Inverse estimation of the thermal input and states is a useful tool for the monitoring of a thermal system. Nonlinear heat transfer is a quite common issue in this kind of problem. As the thermal properties are temperature-dependent, it is difficult to inversely estimate the input and temperature field. To deal with this problem, a step-renewed scheme is adopted into the weighted optimal two-stage Kalman filter (WOTSKF), forming step-renewed WOTSKF (SR-WOTSKF). This strategy is a marching method, without solving the Jacobian matrix in extended Kalman filter. The feasibility of dealing with the nonlinear inverse heat transfer problem is implemented by comparing WOTSKF and SR-WOTSKF. Then, the weighting factor, initial guess of the input heat flux and measurement noise are changed to investigate their effects on the simultaneous estimation results of heat flux and temperature field. It is found that when the weighting factor is 0.95, the relative error of the estimated heat flux using SR-WOTSKF is approximately 2.73% which is much lower than that using WOTSKF. Results using SR-WOTSKF demonstrate that the estimation results are independent of the initial guess and the estimated heat flux can track the exact one in a short period.
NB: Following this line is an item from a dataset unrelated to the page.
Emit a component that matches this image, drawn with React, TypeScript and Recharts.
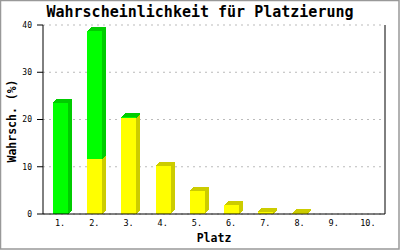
import { BarChart, Bar, XAxis, YAxis, CartesianGrid } from 'recharts'

const platz = ['1.', '2.', '3.', '4.', '5.', '6.', '7.', '8.', '9.', '10.']
const gelb = [0, 11.6, 20.3, 10.2, 4.9, 1.9, 0.5, 0.2, 0, 0]
const gruen = [23.5, 27.1, 0.15, 0, 0, 0, 0, 0, 0, 0]
const yTicks = [0, 10, 20, 30, 40]

const data = platz.map((p, i) => ({ platz: p, gelb: gelb[i], gruen: gruen[i] }))

const FONT = '"DejaVu Sans Mono", "Liberation Mono", monospace'
const DEPTH = 4

// front face + darker side and top, like an old 3d bar
function box3d(key: string, front: string, side: string) {
  return (props: any) => {
    const { x, y, width, height, payload } = props
    if (!payload || !(payload[key] > 0)) return <g />
    const d = DEPTH
    const sidePts = `${x + width},${y} ${x + width + d},${y - d} ${x + width + d},${y + height - d} ${x + width},${y + height}`
    const topPts = `${x},${y} ${x + d},${y - d} ${x + width + d},${y - d} ${x + width},${y}`
    return (
      <g shapeRendering="crispEdges">
        <polygon points={sidePts} fill={side} />
        <polygon points={topPts} fill={side} />
        <rect x={x} y={y} width={width} height={height} fill={front} />
      </g>
    )
  }
}

export default function App() {
  return (
    <div style={{ position: 'absolute', left: 0, top: 0, width: 400, height: 250, background: '#fff' }}>
      <BarChart
        width={400}
        height={250}
        data={data}
        margin={{ top: 25, right: 14, left: 0, bottom: 0 }}
        barSize={15}
      >
        <CartesianGrid vertical={false} stroke="#bbbbbb" strokeDasharray="2 4" yAxisId="left" />
        <XAxis
          dataKey="platz"
          height={36}
          tickLine={false}
          tickSize={0}
          tickMargin={6}
          axisLine={{ stroke: '#000' }}
          tick={{ fill: '#000', fontSize: 8.5, fontFamily: FONT }}
        />
        <YAxis
          yAxisId="left"
          width={43}
          domain={[0, 40]}
          ticks={yTicks}
          tickSize={6}
          tickMargin={5}
          axisLine={{ stroke: '#000' }}
          tickLine={{ stroke: '#000' }}
          tick={{ fill: '#000', fontSize: 8, fontFamily: FONT }}
        />
        <YAxis
          yAxisId="right"
          orientation="right"
          width={1}
          domain={[0, 40]}
          ticks={yTicks}
          tick={false}
          tickLine={false}
          axisLine={{ stroke: '#000' }}
        />
        <Bar
          yAxisId="left"
          dataKey="gelb"
          stackId="a"
          isAnimationActive={false}
          shape={box3d('gelb', '#ffff00', '#cccc00')}
        />
        <Bar
          yAxisId="left"
          dataKey="gruen"
          stackId="a"
          isAnimationActive={false}
          shape={box3d('gruen', '#00ff00', '#00cc00')}
        />
      </BarChart>
      <svg
        width={400}
        height={250}
        style={{ position: 'absolute', left: 0, top: 0, pointerEvents: 'none' }}
      >
        <rect x={0.5} y={0.5} width={398.5} height={248.5} fill="none" stroke="#999999" strokeWidth={1.5} />
        <text x={200} y={17} textAnchor="middle" fontFamily={FONT} fontWeight="bold" fontSize={15} fill="#000">
          Wahrscheinlichkeit für Platzierung
        </text>
        <text
          x={0}
          y={0}
          transform="translate(16,121) rotate(-90)"
          textAnchor="middle"
          fontFamily={FONT}
          fontWeight="bold"
          fontSize={11.5}
          fill="#000"
        >
          Wahrsch. (%)
        </text>
        <text x={214} y={242} textAnchor="middle" fontFamily={FONT} fontWeight="bold" fontSize={11.5} fill="#000">
          Platz
        </text>
      </svg>
    </div>
  )
}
An incorrect initial guess causes the initial estimation error of the temperature and heat flux and it makes no sense to following period. When the standard deviations of the measurement noise are adopted as 0.01, 0.10, 0.50 and 1.00, the mean relative error of the heat flux is 2.73%, 4.79%, 7.71% and 9.43%, demonstrating the strong robustness of SR-WOTSKF to resist the measurement noise.